Llegamos a la fiesta del Corpus, fiesta grande en honor a la Eucaristía. Es como un eco del jueves santo. No podemos olvidar aquel momento tan entrañable en el que Jesús, al celebrar la cena pascual, la noche en que fue entregado, instituyó la Eucaristía, el sacramento de su amor. En ella, se entrega en sacrificio por nosotros, nos reúne en torno a su mesa y nos da a comer su mismo cuerpo, para incorporarnos a él y ser transformados en él. Este es el alimento de la vida eterna. «El que come mi carne y bebe mi sangre, tiene vida eterna… y yo lo resucitaré» (Jn 6,54)
En la fiesta del Corpus se trata de aclamar al que ha llegado tan cerca de nosotros, compartiendo nuestra vida y cargando con nuestras miserias, para levantarnos hasta su nivel, hasta divinizarnos. El es el Rey de reyes. En la larga tradición de la Iglesia, la fiesta del Corpus es una fiesta de exaltación de la Eucaristía, de Jesús que prolonga su presencia viva e irradiante de gracias para todo el que se acerca hasta él. Inmensas catedrales con cúpulas excelsas para elevar nuestra vista y nuestro corazón a lo alto, de donde ha venido este pan del cielo. Custodias y ostensorios preciosos para contener como en un trono a su majestad el Rey del cielo y de la tierra. Todo lo que rodea a la Eucaristía es precioso, porque precioso es el tesoro que guarda la Iglesia para acercarlo a todos los que se acercan a ella, el pan vivo bajado del cielo, fortaleza para el que va de camino a la patria celeste, alimento de eternidad, comida que nos hace hermanos y nos invita a buscar a los pobres, a los privados de los bienes de Dios.

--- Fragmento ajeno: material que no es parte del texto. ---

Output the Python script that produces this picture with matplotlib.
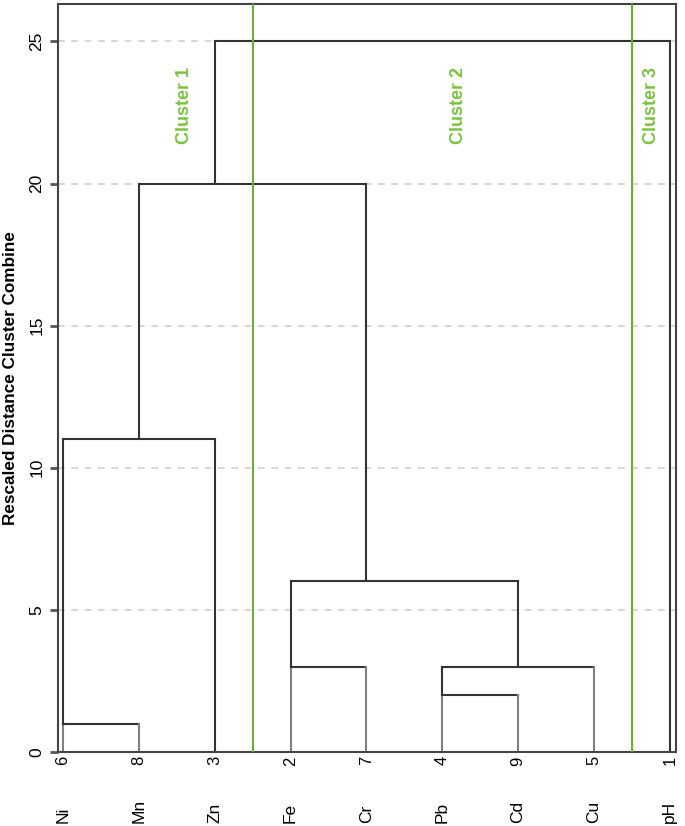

La misma procesión del Corpus por las calles de nuestras ciudades y nuestros pueblos es un canto de alabanza a Jesucristo, que atrae las miradas de todos, y ante el que nos santiguamos o nos arrodillamos en señal de veneración y de fe. No es una imagen bendita la que pasea por nuestras calles y plazas, es el mismo Dios hecho hombre y prolongado en la Eucaristía.
El que está en la Eucaristía nos habla de amor. No estaría él ahí, si no fuera por un amor loco que le ha llevado a despojarse de todo y entregarse por nosotros, un amor que le hace compartir nuestros sufrimientos para aliviarnos, un amor que le lleva a identificarse con todo el que sufre por cualquier causa. «Lo que hagáis a uno de estos mis humildes hermanos, a mí me lo hicisteis» (Mt 25,40). La Eucaristía ha sido el motor más potente para mover el corazón del hombre en la búsqueda de la solidaridad fraterna. La Eucaristía es como esa fisión nuclear del amor, tan potente que, llegando al corazón de cada hombre, ha transformado la historia de la humanidad.
No podemos adorar a Cristo en la Eucaristía y despreciarlo en los pobres o desentendernos de él, porque es la misma persona, Dios que se acerca hasta nosotros, en el sacramento y disfrazado en el pobre. Por eso, en este día del Corpus celebramos el día de la caridad. El que ha conocido el amor de Cristo hasta el extremo, hasta darse en comida para la salvación del mundo, el que alaba a su Señor y le tributa todas las alabanzas y los honores, se siente al mismo tiempo impulsado a llevar ese mismo amor a los privados de tantos bienes que Dios quiere darles y los hombres no les han dado.
La caridad cristiana lleva a cumplir toda justicia, a dar a cada uno lo suyo y lo que le corresponde, y a darle un plus de amor basado en la misericordia con la que Dios nos trata continuamente. La caridad cristiana nunca es rémora para la justicia, sino que allí donde la justicia no llega, llega la caridad y la misericordia, como hace Dios continuamente con nosotros.
Día del Corpus, honremos a Cristo cercano en la Eucaristía, alabemos al Rey de reyes, y honremos a Cristo presente en el hermano que sufre, en el que es explotado, en el que es objeto de mercado de los múltiples intereses egoístas. Salgamos al encuentro de nuestro prójimo, como el buen samaritano. No tengamos miedo de la caridad cristiana, es la única que puede cumplir toda justicia.